Lo sviluppo delle pizzerie negli anni è stato tumultuoso. Oltre a quelle dei “pionieri” sono da citare la Bella Napoli, aperta negli Anni ’70 in piazza Leonardo da Vinci, e il Brulé in via Gambini, alla fine degli Anni ’80. La pizzeria Tre Re è legata alla storia di Canio Donato Orlando, potentino, arrivato ad Asti nel 1970. Rilevò il bar omonimo in corso Alfieri, di fronte al Liceo Classico. Con la moglie Anna Maria, salernitana, ha trasformato nel 1983 il locale nell’attuale Pizzeria Tre Re. Oggi ci lavora anche il figlio Rocco Felice, nato nel 1982. Ospitato in una casaforte medievale, il locale è stato ristrutturato nel Duemila.
La già citata pizzeria Capri è stata aperta in corso Savona alla fine degli Anni ’80 da Antonio Amodio che aveva intanto lasciato la Savona. Attualmente è gestita da Francesco Denaro. Amodio rilevò anche un locale al Palucco che nel 1994 trasformò nella pizzeria Villa Fernanda, ora gestita da Rosario “Sarino” Ruggiero, noto anche per le sue attività sportive.
Dal 1978 a Portacomaro Stazione c’è la pizzeria Da Silvio, gestita dalla signora Pia Peduto con i figli Jimmy e Mary. L’aveva lanciata con il marito Silvio Muraro, mancato nel 1981. Dopo il loro arrivo dagli Usa ristrutturarono la cascina dove si trova ancora oggi il locale, tra i primi a servire la pizza in formato famiglia.
La pizza è un fenomeno sociale e di costume, capace di modificare le abitudini alimentari degli ultimi cinquant’anni e non va ignorato che molti ristoranti hanno introdotto la pizza nei loro menù per rispondere alla domanda di un piatto “facile” ed economico. Si pensi anche a come la mozzarella, un tempo da noi sconosciuta, sia entrata nelle nostre abitudini alimentari.
Nel frattempo altre tendenze si sono affermate e hanno affiancato la cucina territoriale.
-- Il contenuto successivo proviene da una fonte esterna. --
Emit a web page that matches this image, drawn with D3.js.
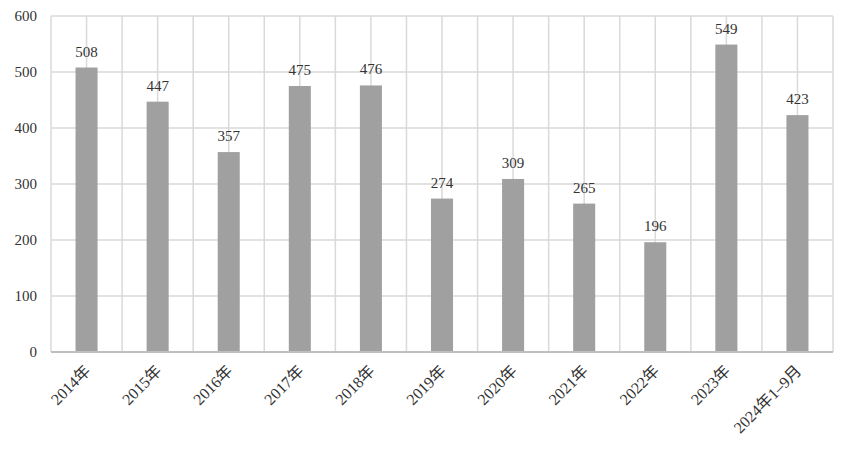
<!DOCTYPE html>
<html><head><meta charset="utf-8">
<script src="https://cdn.jsdelivr.net/npm/d3@7"></script>
<style>body{margin:0;background:#fff}svg text{font-family:"Liberation Serif","Times New Roman","Noto Sans CJK SC",serif;fill:#333}</style>
</head><body>
<svg id="c" width="846" height="450"></svg>
<script>
const categories=["2014年","2015年","2016年","2017年","2018年","2019年","2020年","2021年","2022年","2023年","2024年1–9月"];
const values=[508,447,357,475,476,274,309,265,196,549,423];
const yTicks=[0,100,200,300,400,500,600];

const svg=d3.select("#c");
const L=51,R=833,T=16,B=352;
const x=d3.scaleBand().domain(categories).range([L,R]).paddingInner(0.69).paddingOuter(0.345);
const xb=d3.scaleBand().domain(categories).range([L,R]);
const y=d3.scaleLinear().domain([0,600]).range([B,T]);

const g=svg.append("g");
// horizontal grid
g.selectAll(".hg").data(yTicks.filter(d=>d>0)).join("line")
 .attr("x1",L).attr("x2",R).attr("y1",d=>y(d)).attr("y2",d=>y(d))
 .attr("stroke","#d9d9d9").attr("stroke-width",1.5);
// vertical grid at boundaries and centers
const vx=[];
categories.forEach(c=>{vx.push(xb(c));vx.push(xb(c)+xb.bandwidth()/2);});
vx.push(R);
g.selectAll(".vg").data(vx).join("line")
 .attr("x1",d=>d).attr("x2",d=>d).attr("y1",T).attr("y2",B)
 .attr("stroke","#d9d9d9").attr("stroke-width",1.5);

// bars
g.selectAll(".bar").data(values).join("rect")
 .attr("x",(d,i)=>x(categories[i])).attr("width",x.bandwidth())
 .attr("y",d=>y(d)).attr("height",d=>B-y(d)).attr("fill","#a0a0a0");

// axis baseline
g.append("line").attr("x1",L).attr("x2",R).attr("y1",B).attr("y2",B).attr("stroke","#bfbfbf").attr("stroke-width",2);

// value labels
g.selectAll(".vl").data(values).join("text")
 .attr("x",(d,i)=>x(categories[i])+x.bandwidth()/2).attr("y",d=>y(d)-11)
 .attr("text-anchor","middle").attr("font-size",15).text(d=>d);

// y labels
g.selectAll(".yl").data(yTicks).join("text")
 .attr("x",37).attr("y",d=>y(d)+5).attr("text-anchor","end").attr("font-size",15).text(d=>d);

// x labels
g.selectAll(".xl").data(categories).join("text")
 .attr("transform",c=>`translate(${x(c)+x.bandwidth()/2+1},${B+16}) rotate(-45)`)
 .attr("text-anchor","end").attr("dy","0.35em").attr("font-size",16).text(d=>d);
</script>
</body></html>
Ad Asti, già da trent’anni, si mangia cinese con locali aperti in corso Torino, all’angolo tra via Balbo e via Aliberti, corso Don Minzoni, corso Alfieri, via Monterainero fino al più recente aperto su più piani con vista sulla Torre Rossa.
Ci sono anche esperienze di cucina giapponese sull’onda del successo del sushi (il primo nel 2004 all’angolo tra corso XXV Aprile e corso Torino, dove si trovava l’albergo-ristorante Antico Paradiso) e messicano (il primo in piazza Astesano).
Una grande diffusione hanno avuto i kebab, che hanno debuttato ad Asti nel locale Ali Baba di via Balbo, all’angolo con via Quintino Sella, aperto il giorno di ferragosto del 2004 dal somalo Ali Hared. E sono da registrare anche pizzerie a gestione straniera, con pizzaioli albanesi e rumeni.
Mentre ad Asti si mangia anche la piadina, dal maggio 2011 è attiva la biopizzeria Marjurè di corso Torino. Gestita da piemontesi con esperienze nel torinese, propone pizze vegane e pizze realizzate con farine biologiche o integrali. Condotta da Renata Bertadelo con la famiglia rappresenta una novità per Asti. È quindi un fenomeno in evoluzione che testimonia come la pizza negli anni sia diventato il piatto più diffuso nel mondo.